What the task asks: Pictures are not part of the copy. Retype the lines from the first one through the line that contains "6.76e-4, 6.92e-4, 7.08e-4];".

++++ Dataset extract ++++

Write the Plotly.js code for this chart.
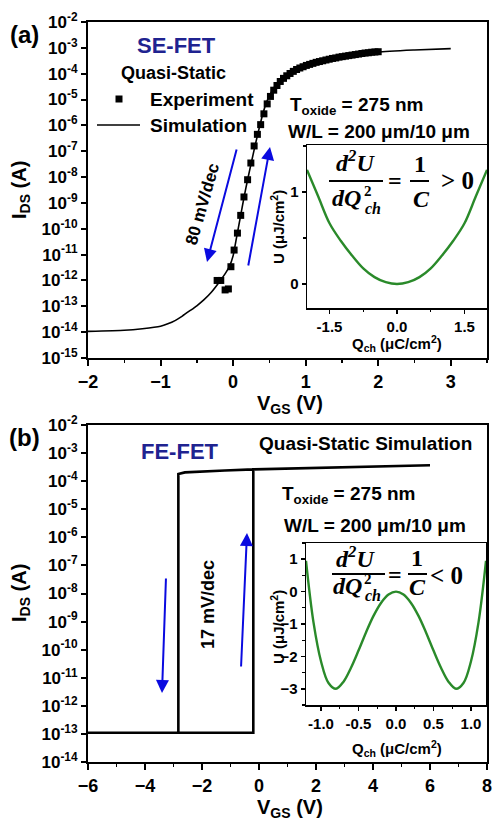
<!DOCTYPE html>
<html>
<head>
<meta charset="utf-8">
<script src="https://cdn.plot.ly/plotly-3.0.1.min.js"></script>
<style>
  html, body { margin: 0; padding: 0; background: #fff; }
  #chart { width: 494px; height: 820px; }
</style>
</head>
<body>
<div id="chart"></div>
<script>
// ---------- (a) SE-FET transfer curve ----------
const seExpVgs = [-0.22, -0.17, -0.11, -0.065, -0.03, 0.014, 0.06, 0.105, 0.15, 0.2,
  0.245, 0.29, 0.335, 0.38, 0.425, 0.47, 0.515, 0.56, 0.605, 0.65,
  0.695, 0.74, 0.785, 0.83, 0.875, 0.92, 0.965, 1.01, 1.055, 1.10,
  1.145, 1.19, 1.235, 1.28, 1.325, 1.37, 1.415, 1.46, 1.505, 1.55,
  1.595, 1.64, 1.685, 1.73, 1.775, 1.82, 1.865, 1.91, 1.955, 2.0];
const seExpIds = [1.0e-12, 1.0e-12, 4.3e-13, 4.7e-13, 3.4e-12, 1.5e-11, 6.8e-11, 3.3e-10, 1.7e-9, 7.9e-9,
  3.5e-8, 1.6e-7, 4.5e-7, 1.07e-6, 2.8e-6, 6.8e-6, 1.32e-5, 2.3e-5, 3.5e-5, 5.0e-5,
  6.6e-5, 8.3e-5, 1.02e-4, 1.23e-4, 1.45e-4, 1.66e-4, 1.86e-4, 2.09e-4, 2.29e-4, 2.51e-4,
  2.75e-4, 2.95e-4, 3.16e-4, 3.39e-4, 3.63e-4, 3.89e-4, 4.07e-4, 4.37e-4, 4.57e-4, 4.79e-4,
  5.01e-4, 5.25e-4, 5.50e-4, 5.75e-4, 6.03e-4, 6.31e-4, 6.46e-4, 6.76e-4, 6.92e-4, 7.08e-4];

const seSimVgs = [-2.0, -1.5, -1.25, -1.0, -0.9, -0.8, -0.7, -0.6, -0.5, -0.4,
  -0.3, -0.2, -0.1, -0.05, 0.0, 0.05, 0.1, 0.15, 0.2, 0.25,
  0.3, 0.35, 0.4, 0.45, 0.5, 0.6, 0.75, 1.0, 1.25, 1.5,
  2.0, 2.5, 3.0];
const seSimIds = [1.07e-14, 1.18e-14, 1.36e-14, 1.7e-14, 2.1e-14, 2.8e-14, 4.2e-14, 6.6e-14, 1.05e-13, 1.8e-13,
  3.5e-13, 8.0e-13, 2.0e-12, 3.5e-12, 8.9e-12, 5.0e-11, 2.8e-10, 1.6e-9, 7.9e-9, 3.5e-8,
  1.5e-7, 6.0e-7, 2.2e-6, 6.5e-6, 1.4e-5, 3.9e-5, 7.4e-5, 1.95e-4, 2.9e-4, 3.9e-4,
  6.9e-4, 8.3e-4, 9.3e-4];

// inset (a): single-well energy U(Q_ch)
const seQch = [-2, -1.75, -1.5, -1.25, -1, -0.75, -0.5, -0.25, 0, 0.25, 0.5, 0.75, 1, 1.25, 1.5, 1.75, 2];
const seU = [1.24, 0.95, 0.66, 0.47, 0.31, 0.17, 0.075, 0.02, 0, 0.02, 0.075, 0.17, 0.31, 0.47, 0.66, 0.95, 1.24];

// ---------- (b) FE-FET hysteresis loop (forward sweep then reverse sweep) ----------
const feVgs = [-6, -0.2, -0.2, 1, 3, 6, 3, 1, -0.2, -1.2, -2.2, -2.6, -2.83, -2.83, -6];
const feIds = [1.1e-13, 1.1e-13, 2.63e-4, 2.8e-4, 3.2e-4, 3.7e-4, 3.2e-4, 2.8e-4, 2.63e-4, 2.4e-4, 2.2e-4, 2.05e-4, 1.8e-4, 1.1e-13, 1.1e-13];

// inset (b): double-well energy U(Q_ch)
const feQch = [-1.2, -1.1, -1.0, -0.9, -0.8, -0.7, -0.6, -0.5, -0.4, -0.3, -0.2, -0.1, 0,
  0.1, 0.2, 0.3, 0.4, 0.5, 0.6, 0.7, 0.8, 0.9, 1.0, 1.1, 1.2];
const feU = [0.95, -0.95, -2.15, -2.82, -3.0, -2.78, -2.35, -1.82, -1.26, -0.75, -0.35, -0.09, 0,
  -0.09, -0.35, -0.75, -1.26, -1.82, -2.35, -2.78, -3.0, -2.82, -2.15, -0.95, 0.95];

// tick labels
const seDecades = [-15, -14, -13, -12, -11, -10, -9, -8, -7, -6, -5, -4, -3, -2];
const feDecades = [-14, -13, -12, -11, -10, -9, -8, -7, -6, -5, -4, -3, -2];
const seVgsTicks = [-2, -1, 0, 1, 2, 3];
const feVgsTicks = [-6, -4, -2, 0, 2, 4, 6, 8];
const seQTicks = [-1.5, 0, 1.5];
const seQTickText = ['-1.5', '0.0', '1.5'];
const seUTicks = [0, 1];
const feQTicks = [-1, -0.5, 0, 0.5, 1];
const feQTickText = ['-1.0', '-0.5', '0.0', '0.5', '1.0'];
const feUTicks = [-3, -2, -1, 0, 1];

// ---------- layout helpers ----------
const W = 494, H = 820;
const px = x => x / W;
const py = y => 1 - y / H;
const FONT = 'Liberation Sans, Arial, Helvetica, sans-serif';
const SERIF = 'Liberation Serif, DejaVu Serif, Times New Roman, serif';
const BLUE = '#0a0ae0';
const NAVY = '#1f2390';
const GREEN = '#2a8a2a';

const powTicks = d => d.map(e => Math.pow(10, e));
const powText = d => d.map(e => '10<sup>' + e + '</sup>');

const mainAxis = {
  showline: true, linecolor: '#000', linewidth: 2, mirror: true,
  ticks: 'outside', ticklen: 6, tickwidth: 2, tickcolor: '#000',
  showgrid: false, zeroline: false,
  tickfont: { family: FONT, size: 18, color: '#000', weight: 'bold' }
};
const insetAxis = {
  showline: true, linecolor: '#000', linewidth: 1.5, mirror: true,
  ticks: 'outside', ticklen: 4, tickwidth: 1.5, tickcolor: '#000',
  showgrid: false, zeroline: false,
  tickfont: { family: FONT, size: 15, color: '#000', weight: 'bold' }
};

const traces = [
  { x: seSimVgs, y: seSimIds, xaxis: 'x', yaxis: 'y', mode: 'lines', name: 'Simulation',
    line: { color: '#000', width: 1.6, shape: 'spline', smoothing: 0.5 } },
  { x: seExpVgs, y: seExpIds, xaxis: 'x', yaxis: 'y', mode: 'markers', name: 'Experiment',
    marker: { symbol: 'square', size: 7, color: '#000' } },
  { x: feVgs, y: feIds, xaxis: 'x2', yaxis: 'y2', mode: 'lines', name: 'Quasi-Static Simulation',
    line: { color: '#000', width: 2.6 } },
  { x: seQch, y: seU, xaxis: 'x3', yaxis: 'y3', mode: 'lines',
    line: { color: GREEN, width: 2.4, shape: 'spline' } },
  { x: feQch, y: feU, xaxis: 'x4', yaxis: 'y4', mode: 'lines',
    line: { color: GREEN, width: 2.4, shape: 'spline' } }
];

function txt(text, x, y, size, opts) {
  return Object.assign({
    text: text, xref: 'paper', yref: 'paper', x: px(x), y: py(y),
    xanchor: 'center', yanchor: 'middle', showarrow: false,
    font: { family: FONT, size: size, color: '#000', weight: 'bold' }
  }, opts || {});
}
function eq(text, x, y, size, opts) {
  return txt(text, x, y, size, Object.assign({
    font: { family: SERIF, size: size, color: '#000', weight: 'bold', style: 'italic' }
  }, opts || {}));
}
function eqUp(text, x, y, size, opts) {
  return txt(text, x, y, size, Object.assign({
    font: { family: SERIF, size: size, color: '#000', weight: 'bold' }
  }, opts || {}));
}
function arrow(tipX, tipY, tailX, tailY) {
  return {
    text: '', xref: 'paper', yref: 'paper', x: px(tipX), y: py(tipY),
    ax: tailX - tipX, ay: tailY - tipY, axref: 'pixel', ayref: 'pixel',
    showarrow: true, arrowhead: 2, arrowsize: 1.3, arrowwidth: 2, arrowcolor: BLUE, standoff: 0
  };
}
function bar(x0, x1, y) {
  return { type: 'line', xref: 'paper', yref: 'paper', x0: px(x0), x1: px(x1), y0: py(y), y1: py(y),
    line: { color: '#000', width: 2 } };
}

const annotations = [
  // panel (a)
  txt('(a)', 24, 34, 24),
  txt('SE-FET', 176, 45, 22, { font: { family: FONT, size: 22, color: NAVY, weight: 'bold' } }),
  txt('Quasi-Static', 173, 73, 18),
  txt('Experiment', 148, 99, 19, { xanchor: 'left' }),
  txt('Simulation', 148, 125, 19, { xanchor: 'left' }),
  txt('T<sub>oxide</sub> = 275 nm', 288, 106, 19, { xanchor: 'left' }),
  txt('W/L = 200 μm/10 μm', 286, 131, 19, { xanchor: 'left' }),
  txt('80 mV/dec', 202, 204, 17, { textangle: -74 }),
  arrow(207, 262, 237, 148),
  arrow(270, 147, 248, 267),
  txt('U (μJ/cm<sup>2</sup>)', 277, 227, 15, { textangle: -90 }),
  txt('Q<sub>ch</sub> (μC/cm<sup>2</sup>)', 397, 344, 15),
  txt('V<sub>GS</sub> (V)', 290, 404, 20),
  txt('I<sub>DS</sub> (A)', 20, 190, 20, { textangle: -90 }),
  eq('d<sup>2</sup>U', 355, 161, 24),
  eq('dQ', 346, 198, 24),
  eqUp('2', 368, 191, 15),
  eq('ch', 373, 208, 16),
  eqUp('=', 395, 181, 24),
  eqUp('1', 420, 164, 24),
  eq('C', 421, 199, 24),
  eqUp('> 0', 457, 181, 25),

  // panel (b)
  txt('(b)', 24, 437, 24),
  txt('FE-FET', 180, 451, 22, { font: { family: FONT, size: 22, color: NAVY, weight: 'bold' } }),
  txt('Quasi-Static Simulation', 365, 443, 19),
  txt('T<sub>oxide</sub> = 275 nm', 280, 495, 19, { xanchor: 'left' }),
  txt('W/L = 200 μm/10 μm', 282, 525, 19, { xanchor: 'left' }),
  txt('17 mV/dec', 208, 605, 18, { textangle: -90 }),
  arrow(162, 693, 166, 577),
  arrow(247, 533, 241, 668),
  txt('U (μJ/cm<sup>2</sup>)', 277, 627, 15, { textangle: -90 }),
  txt('Q<sub>ch</sub> (μC/cm<sup>2</sup>)', 397, 748, 15),
  txt('V<sub>GS</sub> (V)', 290, 808, 20),
  txt('I<sub>DS</sub> (A)', 20, 593, 20, { textangle: -90 }),
  eq('d<sup>2</sup>U', 355, 557, 24),
  eq('dQ', 347, 586, 24),
  eqUp('2', 368, 579, 15),
  eq('ch', 373, 595, 16),
  eqUp('=', 395, 575, 24),
  eqUp('1', 417, 558, 24),
  eq('C', 417, 587, 24),
  eqUp('< 0', 446, 575, 25)
];

const shapes = [
  // legend keys for panel (a)
  { type: 'rect', xref: 'paper', yref: 'paper', x0: px(115.5), x1: px(122.5), y0: py(95.5), y1: py(102.5),
    fillcolor: '#000', line: { width: 0 } },
  { type: 'line', xref: 'paper', yref: 'paper', x0: px(97), x1: px(140), y0: py(125), y1: py(125),
    line: { color: '#000', width: 1.6 } },
  // fraction bars
  bar(329, 383, 181), bar(410, 429, 181),
  bar(332, 385, 574), bar(408, 427, 574)
];

const layout = {
  width: W, height: H,
  margin: { l: 0, r: 0, t: 0, b: 0 },
  paper_bgcolor: '#fff', plot_bgcolor: '#fff',
  showlegend: false,
  xaxis: Object.assign({}, mainAxis, {
    domain: [px(88), px(487)], anchor: 'y', range: [-2, 3.5], tickvals: seVgsTicks,
    minor: { ticks: 'outside', ticklen: 3, tickwidth: 1.5, dtick: 0.5, tickcolor: '#000' }
  }),
  yaxis: Object.assign({}, mainAxis, {
    domain: [py(358), py(22)], anchor: 'x', type: 'log', range: [-15, -2],
    tickvals: powTicks(seDecades), ticktext: powText(seDecades), ticklen: 5,
    tickfont: { family: FONT, size: 17, color: '#000', weight: 'bold' }
  }),
  xaxis2: Object.assign({}, mainAxis, {
    domain: [px(88), px(487)], anchor: 'y2', range: [-6, 8], tickvals: feVgsTicks,
    minor: { ticks: 'outside', ticklen: 3, tickwidth: 1.5, dtick: 1, tickcolor: '#000' }
  }),
  yaxis2: Object.assign({}, mainAxis, {
    domain: [py(762), py(425)], anchor: 'x2', type: 'log', range: [-14, -2],
    tickvals: powTicks(feDecades), ticktext: powText(feDecades), ticklen: 5,
    tickfont: { family: FONT, size: 17, color: '#000', weight: 'bold' }
  }),
  xaxis3: Object.assign({}, insetAxis, {
    domain: [px(307), px(487)], anchor: 'y3', range: [-2, 2],
    tickvals: seQTicks, ticktext: seQTickText,
    minor: { ticks: 'outside', ticklen: 2.5, tickwidth: 1.2, dtick: 0.75, tick0: 0, tickcolor: '#000' }
  }),
  yaxis3: Object.assign({}, insetAxis, {
    domain: [py(308), py(145)], anchor: 'x3', range: [-0.26, 1.51], tickvals: seUTicks,
    minor: { ticks: 'outside', ticklen: 2.5, tickwidth: 1.2, dtick: 0.5, tickcolor: '#000' }
  }),
  xaxis4: Object.assign({}, insetAxis, {
    domain: [px(306), px(486)], anchor: 'y4', range: [-1.2, 1.2],
    tickvals: feQTicks, ticktext: feQTickText,
    minor: { ticks: 'outside', ticklen: 2.5, tickwidth: 1.2, dtick: 0.25, tickcolor: '#000' }
  }),
  yaxis4: Object.assign({}, insetAxis, {
    domain: [py(705), py(543)], anchor: 'x4', range: [-3.5, 1.5], tickvals: feUTicks,
    minor: { ticks: 'outside', ticklen: 2.5, tickwidth: 1.2, dtick: 0.5, tickcolor: '#000' }
  }),
  annotations: annotations,
  shapes: shapes
};

Plotly.newPlot('chart', traces, layout, { staticPlot: true, displayModeBar: false });
</script>
</body>
</html>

++++

Complete answer:
Write the Plotly.js code for this chart.
<!DOCTYPE html>
<html>
<head>
<meta charset="utf-8">
<script src="https://cdn.plot.ly/plotly-3.0.1.min.js"></script>
<style>
  html, body { margin: 0; padding: 0; background: #fff; }
  #chart { width: 494px; height: 820px; }
</style>
</head>
<body>
<div id="chart"></div>
<script>
// ---------- (a) SE-FET transfer curve ----------
const seExpVgs = [-0.22, -0.17, -0.11, -0.065, -0.03, 0.014, 0.06, 0.105, 0.15, 0.2,
  0.245, 0.29, 0.335, 0.38, 0.425, 0.47, 0.515, 0.56, 0.605, 0.65,
  0.695, 0.74, 0.785, 0.83, 0.875, 0.92, 0.965, 1.01, 1.055, 1.10,
  1.145, 1.19, 1.235, 1.28, 1.325, 1.37, 1.415, 1.46, 1.505, 1.55,
  1.595, 1.64, 1.685, 1.73, 1.775, 1.82, 1.865, 1.91, 1.955, 2.0];
const seExpIds = [1.0e-12, 1.0e-12, 4.3e-13, 4.7e-13, 3.4e-12, 1.5e-11, 6.8e-11, 3.3e-10, 1.7e-9, 7.9e-9,
  3.5e-8, 1.6e-7, 4.5e-7, 1.07e-6, 2.8e-6, 6.8e-6, 1.32e-5, 2.3e-5, 3.5e-5, 5.0e-5,
  6.6e-5, 8.3e-5, 1.02e-4, 1.23e-4, 1.45e-4, 1.66e-4, 1.86e-4, 2.09e-4, 2.29e-4, 2.51e-4,
  2.75e-4, 2.95e-4, 3.16e-4, 3.39e-4, 3.63e-4, 3.89e-4, 4.07e-4, 4.37e-4, 4.57e-4, 4.79e-4,
  5.01e-4, 5.25e-4, 5.50e-4, 5.75e-4, 6.03e-4, 6.31e-4, 6.46e-4, 6.76e-4, 6.92e-4, 7.08e-4];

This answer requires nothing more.